Second home owners to escape broadcasting charge
Proposed public service broadcasting charge will be levied on occupier, not owner
Holiday and second-home owners are likely to escape having to pay the proposed new public service broadcasting charge
Holiday and second-home owners are likely to escape having to pay the proposed new public service broadcasting charge designed to replace the television licence, under proposals made by Minister for Communications Pat Rabbitte.
For businesses, the level of charge would vary according to size so that small traders are not landed with a disproportionate burden, according the proposals. At present, even large hotels with televisions in every room have only to pay for one licence.
A study published by the Minister proposes that all principal residential households would have to pay the charge and the occupier, as opposed to the owner, would be liable. Second homes would be exempt provided the occupier had paid the charge for his or her principal residence.
The study also suggests using the local property tax register to identify households liable for the charge, though in the first instance the existing television licence database would be used.
Businesses would be categorised as micro, small, medium-size and above and charged different levels accordingly.

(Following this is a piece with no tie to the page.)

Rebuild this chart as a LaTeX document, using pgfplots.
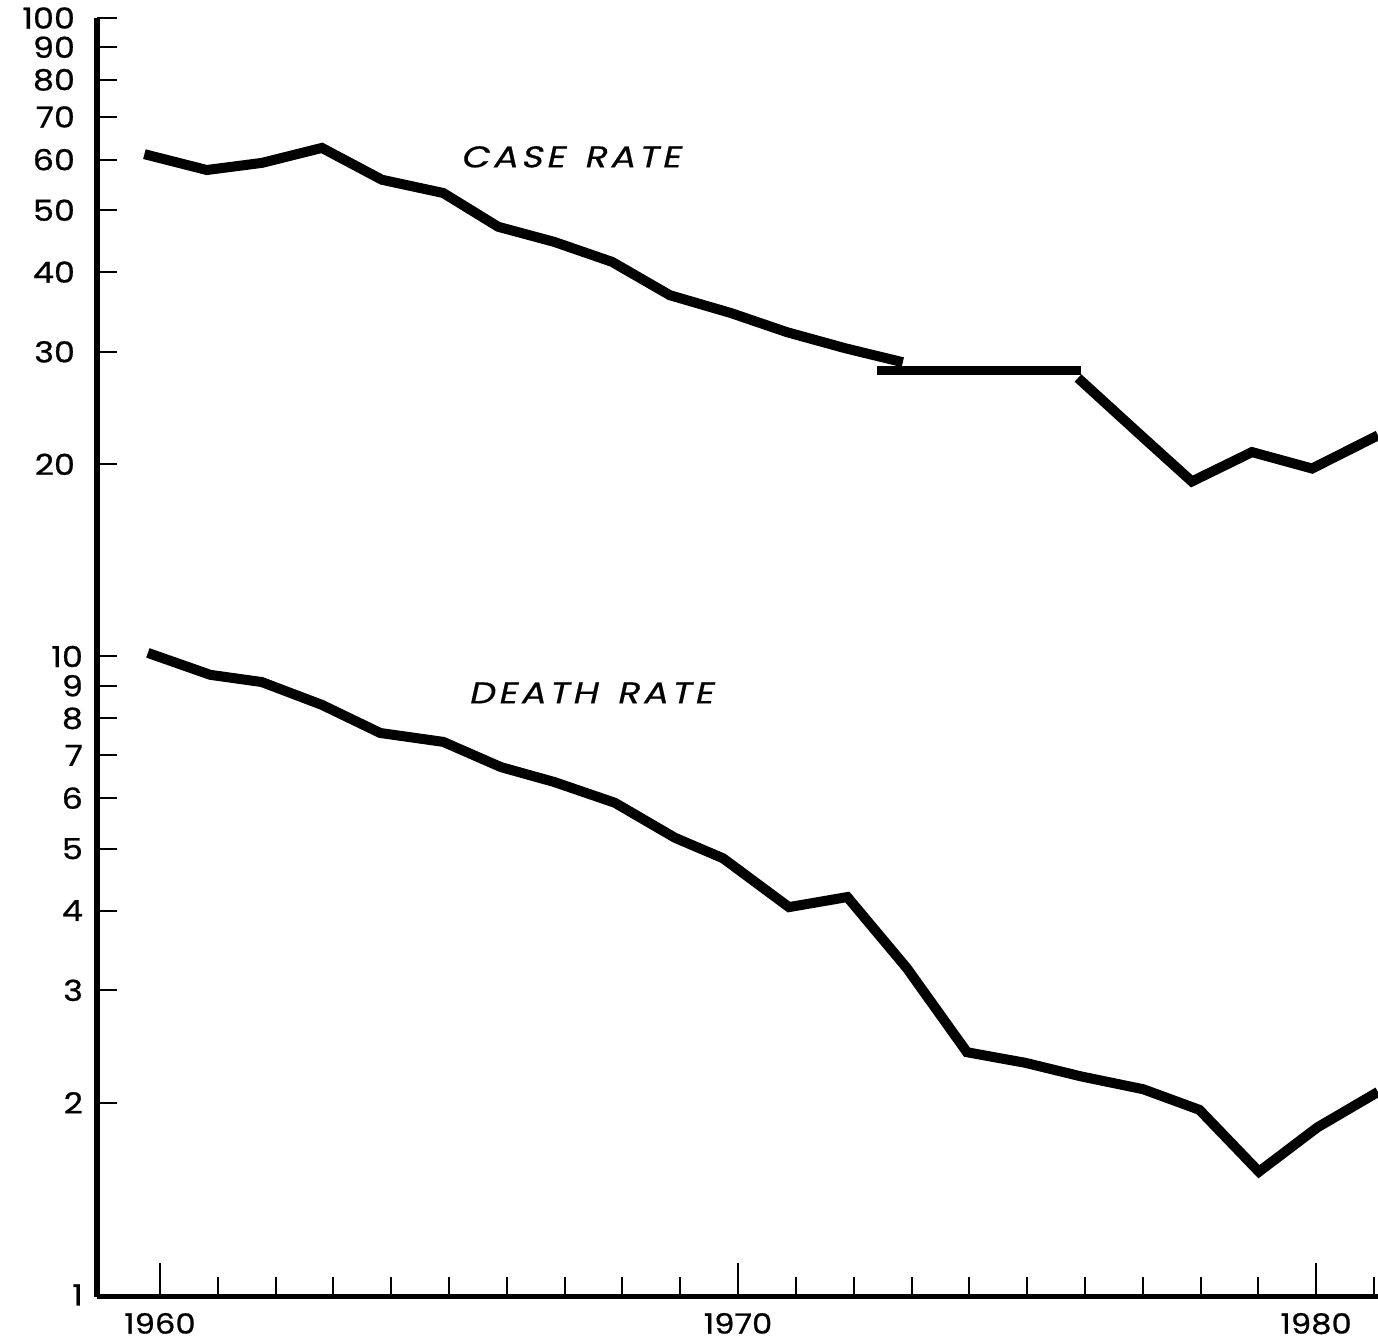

Provision for civil and criminal proceedings would be made in the legislation setting up the charge, subject to the attorney general’s advice. Where a householder fails to pay, the legislation would oblige them to provide the requisite details of their properties, including the occupiers, so that the charge can be collected. Random spot checks will also be carried out to ensure compliance.
Mr Rabbitte last night announced an eight-week consultation process on the proposals for the charge, which was promised in the programme for Government. The aim is to provide a stable source of income to support public service broadcasting, regardless of the device used to access it. Evasion of the television licence is currently running at up to 20 per cent.
The charge will be set at a level no higher than the current licence fee and the department says that since most households have a television a new liability will occur in only a small number of cases.